Despite some people’s belief that the state is turning purple, Texas is still decisively conservative. The last time a Democratic presidential candidate won was 1976. This past election, Trump won the state by 6 points, the Republican incumbent kept his spot in the senate, and 60% of the house seats went to Republicans. While opposites politically, Texas and California share many struggles. Disagreements at the local level, between judges and mayors, over shutting down businesses and enforcing social distancing and mask-wearing played a large role in why Texas’s case count is the highest in the country and the first to surpass one million. Like California, premature opening of businesses and fatigue from staying at home led many to take liberties when policies relaxed. Additionally, Texas also has a large Latinx population who face similar challenges as those in California. 

Although Vermont is often thought of as one of the most liberal states in the union, the high profile of its Democratic Socialist senator, Bernie Sanders, contributing to this, it actually has a mixed government. Republican, Phil Scott, has been the governor since 2016 and won the most recent election with 66% of the vote. This makes Vermont an interesting comparison to California and Texas when examining why the state has the lowest infection rate in the country. Some argue its small size and ruralness explain this but, officials in Vermont are quick to dismiss that, pointing to the state’s targeted use of resources for vulnerable populations as the foundation of its success. 

Dr. Mark Levine, the state health commissioner, says three things have helped. First, having a healthy population before the pandemic. People there place health high on their list of priorities, making them likely to follow orders like washing hands and wearing masks. The second contributor, shutting down the state quickly. But California did this also, so what made the difference? Vermont did not re-open until officials felt the virus was at a better level as opposed to bowing to public pressure about the economy or isolation fatigue. And when the state did ease restrictions, it did so gradually. 

The third and most unique point in Vermont’s plan focused efforts like testing and contact tracing on the most vulnerable populations, including those experiencing homelessness and those living in nursing homes.
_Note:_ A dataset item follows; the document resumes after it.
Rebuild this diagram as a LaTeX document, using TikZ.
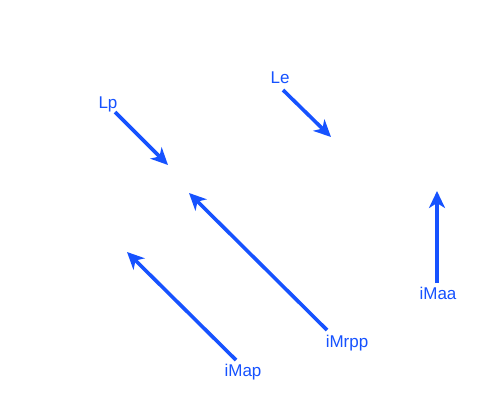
\documentclass[tikz,border=0pt]{standalone}
\usepackage{fontspec}
\setmainfont{Liberation Sans}
\usetikzlibrary{arrows.meta}
\definecolor{vblue}{RGB}{22,82,255}
\begin{document}
\begin{tikzpicture}[x=1pt,y=-1pt,
  lab/.style={text=vblue,font=\fontsize{17}{19}\selectfont,inner sep=0pt},
  vec/.style={draw=vblue,line width=3.6pt,-{Stealth[length=17pt,width=16pt,inset=5pt]}}]
\useasboundingbox[fill=white] (0,0) rectangle (500,400);
\node[lab] (lp) at (108,104) {Lp};
\node[lab] (le) at (280,78) {Le};
\node[lab] (imaa) at (438,293) {iMaa};
\node[lab] (imrpp) at (347,343) {iMrpp};
\node[lab] (imap) at (243,372) {iMap};
\coordinate (lps) at (115,112); \coordinate (lpe) at (168,165);
\coordinate (les) at (283,90); \coordinate (lee) at (331,137);
\coordinate (imaas) at (437,283); \coordinate (imaae) at (437,191);
\coordinate (imrpps) at (327,330); \coordinate (imrppe) at (189,193);
\coordinate (imaps) at (236,360); \coordinate (imape) at (127,252);
\draw[vec] (lps) -- (lpe);
\draw[vec] (les) -- (lee);
\draw[vec] (imaas) -- (imaae);
\draw[vec] (imrpps) -- (imrppe);
\draw[vec] (imaps) -- (imape);
\end{tikzpicture}
\end{document}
Vermont paid to move some people living in shelters into motels to avoid overcrowding. It also made meal deliveries, gave hazard pay for essential workers, offered free pop-up testing to vulnerable communities, and Governor Scott has even proposed a $1,000 stipend for those asked to self-isolate. Instead of focusing on curfews or stay-at-home orders, which apply to people that work, it looked at high-risk populations and created policies centered around them and their needs.  


While some, including President Trump, have tried to make mask-wearing and case counts political, the science does not support this. COVID does not distinguish between red and blue states. Instead, what made the difference between states’ successes and failures is how unified they are within themselves and how they met the needs of high-risk groups. Although California and Vermont initially had similar plans, the patchwork of policies California attempted to enforce after re-opening led to spikes it hasn’t fully recovered from. Texas also suffered because lawmakers and enforcers could not agree on a proper course of action. And both states failed to meet the needs of vulnerable groups like the elderly, those experiencing homelessness, and essential workers. To prevent higher case count and death toll, states must allocate resources to those that need it most and strongly enforce scientifically proven preventative measures.